Junior Soldier Bradnam blogs from the Army Technical Foundation College, Winchester about a busy week of adventurous training. He’s been mountain biking, sailing, abseiling, rock climbing and joining in with a new record attempt…
This week we’ve had a 4-day trip to Crowborough for Personal Development Training (also known as Adventurous Training). Lots of people in the troop have been looking forward to the chance to let off some steam and take a break from the military side of life. The first high point came on the bus journey to Crowborough – a stop at McDonalds! This raised the already-high spirits, and the week began in an upbeat manner.
13 Troop’s first activity was mountain biking. It’s rather hard to do the experience justice with words, but the best I can think of is ‘awesome’! Racing down mud trails cut between the trees, skidding around bends and taking the jumps and berms had everyone’s hearts pumping! And to top it off, then we braced up and went crashing through an ice pool – a particularly memorable moment and one that I definitely could not have experienced in any other job!
Straight after mountain biking we scraped off the mud and took to the water for some sailing. This was much slower-paced than the mountain biking but it was still interesting and exciting. We all got a chance to take control of the boat, giving orders to members of the crew and steering – although that was determined by which way the wind wanted to take us!
Day 2’s first activity was abseiling down a water tower.

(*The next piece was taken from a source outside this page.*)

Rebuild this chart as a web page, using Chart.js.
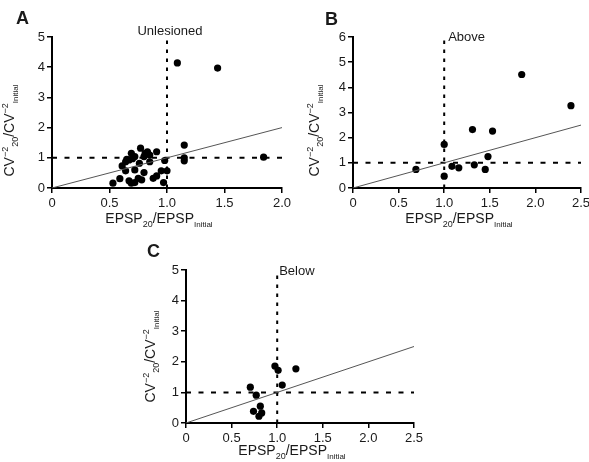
<!DOCTYPE html>
<html>
<head>
<meta charset="utf-8">
<script src="https://cdn.jsdelivr.net/npm/chart.js@4.4.1/dist/chart.umd.min.js"></script>
<style>
  html, body { margin: 0; padding: 0; background: #fff; overflow: hidden; }
  #wrap { position: relative; width: 589px; height: 462px; }
  .panel { position: absolute; }
</style>
</head>
<body>
<div id="wrap">
  <div class="panel" style="left:0px;top:0px;width:300px;height:232px"><canvas id="chartA"></canvas></div>
  <div class="panel" style="left:295px;top:0px;width:300px;height:232px"><canvas id="chartB"></canvas></div>
  <div class="panel" style="left:120px;top:230px;width:320px;height:232px"><canvas id="chartC"></canvas></div>
</div>
<script>
// Panel A - unlesioned
const unlesionedX = [0.53, 0.59, 0.61, 0.64, 0.65, 0.64, 0.67, 0.69, 0.72, 0.67, 0.69, 0.72, 0.72, 0.75, 0.76,
  0.77, 0.78, 0.80, 0.80, 0.81, 0.83, 0.85, 0.85, 0.88, 0.91, 0.91, 0.95, 1.00, 0.98, 0.97, 0.70, 1.09, 1.44,
  1.84, 1.15, 1.15, 1.15];
const unlesionedY = [0.16, 0.31, 0.73, 0.87, 0.95, 0.57, 0.93, 1.15, 1.04, 0.24, 0.16, 0.18, 0.60, 0.32, 0.82,
  1.32, 0.27, 1.04, 0.51, 1.15, 1.20, 1.09, 0.87, 0.32, 0.40, 1.20, 0.57, 0.57, 0.91, 0.18, 0.97, 4.14, 3.97,
  1.02, 1.42, 1.00, 0.90];

// Panel B - above
const aboveX = [0.69, 1.00, 1.00, 1.085, 1.16, 1.31, 1.33, 1.45, 1.48, 1.53, 1.85, 2.39];
const aboveY = [0.74, 1.73, 0.47, 0.86, 0.80, 2.32, 0.92, 0.74, 1.25, 2.26, 4.51, 3.27];

// Panel C - below
const belowX = [0.975, 1.01, 1.205, 1.055, 0.705, 0.77, 0.815, 0.74, 0.83, 0.80];
const belowY = [1.86, 1.72, 1.77, 1.24, 1.17, 0.91, 0.55, 0.38, 0.33, 0.22];

// axis ticks
const xTicksA = [0, 0.5, 1.0, 1.5, 2.0];
const xTicksBC = [0, 0.5, 1.0, 1.5, 2.0, 2.5];
const yTicksA = [0, 1, 2, 3, 4, 5];
const yTicksB = [0, 1, 2, 3, 4, 5, 6];

const FONT = '"Liberation Sans", Arial, sans-serif';

const xTitle = [
  { text: "EPSP", size: 14 },
  { text: "20", size: 9, dy: 4 },
  { text: "/EPSP", size: 14 },
  { text: "Initial", size: 8, dy: 4 }
];
const yTitle = [
  { text: "CV", size: 14 },
  { text: "\u22122", size: 9, dy: -6 },
  { text: "20", size: 9, dy: 4 },
  { text: "/CV", size: 14 },
  { text: "\u22122", size: 9, dy: -6 },
  { text: "Initial", size: 8, dy: 4 }
];

function richWidth(ctx, parts) {
  let w = 0;
  parts.forEach(p => {
    ctx.font = p.size + "px " + FONT;
    w += ctx.measureText(p.text).width;
  });
  return w;
}

function drawRich(ctx, parts, x, y) {
  let cx = x;
  parts.forEach(p => {
    ctx.font = p.size + "px " + FONT;
    ctx.fillText(p.text, cx, y + (p.dy || 0));
    cx += ctx.measureText(p.text).width;
  });
}

// draws panel letter, condition label and the axis titles (sub/superscripts)
const textPlugin = {
  id: "panelText",
  afterDraw(chart) {
    const o = chart.options.plugins.panelText;
    const ctx = chart.ctx;
    const area = chart.chartArea;
    const lineX = chart.scales.x.getPixelForValue(1);
    ctx.save();
    ctx.fillStyle = "#1a1a1a";
    ctx.textBaseline = "alphabetic";

    ctx.font = "bold 18px " + FONT;
    ctx.textAlign = "left";
    ctx.fillText(o.letter, o.letterX, o.letterY);

    ctx.font = "13px " + FONT;
    ctx.textAlign = o.centerLabel ? "center" : "left";
    ctx.fillText(o.label, lineX + o.labelDx, area.top + o.labelDy);

    ctx.textAlign = "left";
    const xw = richWidth(ctx, xTitle);
    drawRich(ctx, xTitle, (area.left + area.right) / 2 - 8 - xw / 2, area.bottom + o.xTitleDy);

    const yw = richWidth(ctx, yTitle);
    ctx.translate(area.left - o.yTitleDx, (area.top + area.bottom) / 2 + o.yTitleShift);
    ctx.rotate(-Math.PI / 2);
    drawRich(ctx, yTitle, -yw / 2, 0);
    ctx.restore();
  }
};

function makePanel(id, xs, ys, xMax, yMax, xTicks, yTicks, pad, text) {
  const points = xs.map((x, i) => ({ x: x, y: ys[i] }));
  const ctx = document.getElementById(id).getContext("2d");

  new Chart(ctx, {
    type: "scatter",
    data: {
      datasets: [
        {
          // identity line
          data: [{ x: 0, y: 0 }, { x: xMax, y: xMax }],
          showLine: true,
          borderColor: "#555",
          borderWidth: 1,
          pointRadius: 0
        },
        {
          data: [{ x: 0, y: 1 }, { x: xMax, y: 1 }],
          showLine: true,
          borderColor: "#000",
          borderWidth: 2,
          borderDash: [5, 7.5],
          pointRadius: 0
        },
        {
          data: [{ x: 1, y: 0 }, { x: 1, y: yMax }],
          showLine: true,
          borderColor: "#000",
          borderWidth: 2,
          borderDash: [3.5, 5.5],
          pointRadius: 0
        },
        {
          data: points,
          pointRadius: 3.6,
          pointBorderWidth: 0,
          backgroundColor: "#000"
        }
      ]
    },
    options: {
      responsive: false,
      animation: false,
      events: [],
      layout: { padding: pad },
      plugins: {
        legend: { display: false },
        tooltip: { enabled: false },
        panelText: text
      },
      scales: {
        x: {
          type: "linear",
          min: 0,
          max: xMax,
          afterBuildTicks: s => { s.ticks = xTicks.map(v => ({ value: v })); },
          afterFit: s => { s.height = 24; },
          grid: { drawOnChartArea: false, color: "#000", lineWidth: 1.5, tickLength: 5 },
          border: { color: "#000", width: 2 },
          ticks: {
            color: "#1a1a1a",
            padding: 3,
            maxRotation: 0,
            font: { family: FONT, size: 13 },
            callback: v => (v === 0 ? "0" : v.toFixed(1))
          }
        },
        y: {
          type: "linear",
          min: 0,
          max: yMax,
          afterBuildTicks: s => { s.ticks = yTicks.map(v => ({ value: v })); },
          afterFit: s => { s.width = 30; },
          grid: { drawOnChartArea: false, color: "#000", lineWidth: 1.5, tickLength: 5 },
          border: { color: "#000", width: 2 },
          ticks: {
            color: "#1a1a1a",
            padding: 2,
            font: { family: FONT, size: 13 },
            callback: v => String(v)
          }
        }
      }
    },
    plugins: [textPlugin]
  });
}

function sizeCanvas(id, w, h) {
  const c = document.getElementById(id);
  c.width = w;
  c.height = h;
  c.style.width = w + "px";
  c.style.height = h + "px";
}

sizeCanvas("chartA", 300, 232);
sizeCanvas("chartB", 300, 232);
sizeCanvas("chartC", 320, 232);

makePanel("chartA", unlesionedX, unlesionedY, 2.0, 5, xTicksA, yTicksA,
  { left: 22, right: 18, top: 37, bottom: 20 },
  { letter: "A", letterX: 16, letterY: 24, label: "Unlesioned", centerLabel: true, labelDx: 3, labelDy: -2,
    xTitleDy: 35, yTitleDx: 38, yTitleShift: 18 });

makePanel("chartB", aboveX, aboveY, 2.5, 6, xTicksBC, yTicksB,
  { left: 28, right: 14, top: 37, bottom: 20 },
  { letter: "B", letterX: 30, letterY: 25, label: "Above", centerLabel: false, labelDx: 4, labelDy: 4,
    xTitleDy: 35, yTitleDx: 34, yTitleShift: 18 });

makePanel("chartC", belowX, belowY, 2.5, 5, xTicksBC, yTicksA,
  { left: 36, right: 26, top: 40, bottom: 15 },
  { letter: "C", letterX: 27, letterY: 27, label: "Below", centerLabel: false, labelDx: 2, labelDy: 5,
    xTitleDy: 32, yTitleDx: 31, yTitleShift: 10 });
</script>
</body>
</html>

Standing at the top, with your feet hanging over the edge, being told to trust the thin piece of rope attached to you certainly gets the pulse racing! I had to take a very calm and collected breath before leaning out backwards over the drop and taking that first step off of the edge, which feels like the longest and hardest step physically possible. Although various people were nervous and reluctant to do it, every member of the troop succeeded in doing so. Running concurrently with abseiling was paintball! This involved 15 people – armed with paintball guns – running around the forest shooting at each other until their paintballs ran out. It was definitely far better than paying extortionate amounts of money to go paintballing in civilian life and getting shot in the first 10 seconds and having to sit the rest off the game out. That afternoon we all went canoeing. We were taught how to balance the boat, paddle forwards and backwards and turn. This was all put into practice with a game of water polo, but I capsized and ended up plunging into the lake. And as it’s December it was rather cold…
Day 3 started off with rock climbing in an indoor centre that had loads of routes of varying difficulty. It also had a potholing cave, which could fit about 10 people in comfortably. But we were up for a challenge and managed to get 32 people in – a new record! After rock climbing we played volleyball and tag rugby and as always the competitive side came out and we played in high spirits. In the evening a quiz was put on and 13 Troop came second with 57 out of 75.
The fourth and final day presented us with the OC’s competition. This is an inter-troop competition that involves a 2-mile run around a lake, carrying 2 barrels full of stones. It’s followed by a canoe trip out to a buoy and back up to the pavilion to raise the troop flag. It is a very competitive event which everyone wanted to win for their troop and be crowned as champions. The race came and we gave it our all, showing determination and bags of effort throughout. The troop pulled together to work as a team, motivating each other the whole way. Although we put in our best effort it didn’t go our way and we came third (of course we just gave the others a token head start!) And then we were packing up our kit and heading back to Winchester. The four days were some of the best in my life, not just in my Army training to date. Being paid to have a great time with your mates is truly awesome.
Although the adventure training was over it was not the end of the week. Our first range packages took place throughout the rest of the week. We went on the 25m range and also on the DCCT (indoor laser range) to put our marksmanship principles into practice and it was also a chance to experience live firing for the first time.
This week has been action-packed and full of life-changing experiences. Week 6 will not be quite so dramatic, but it is full of trials including the drill and battlefield casualty drill tests. Also it’s the final week before Christmas leave which means that our parents will be allowed to come down to see all that we have learnt over the 6 weeks so far. The drill test – if successfully completed – will mean we can were our regimental cap badges which will give us all a sense of pride. It will also be milestone from which we can look back on our achievements, and see how much we have changed as people.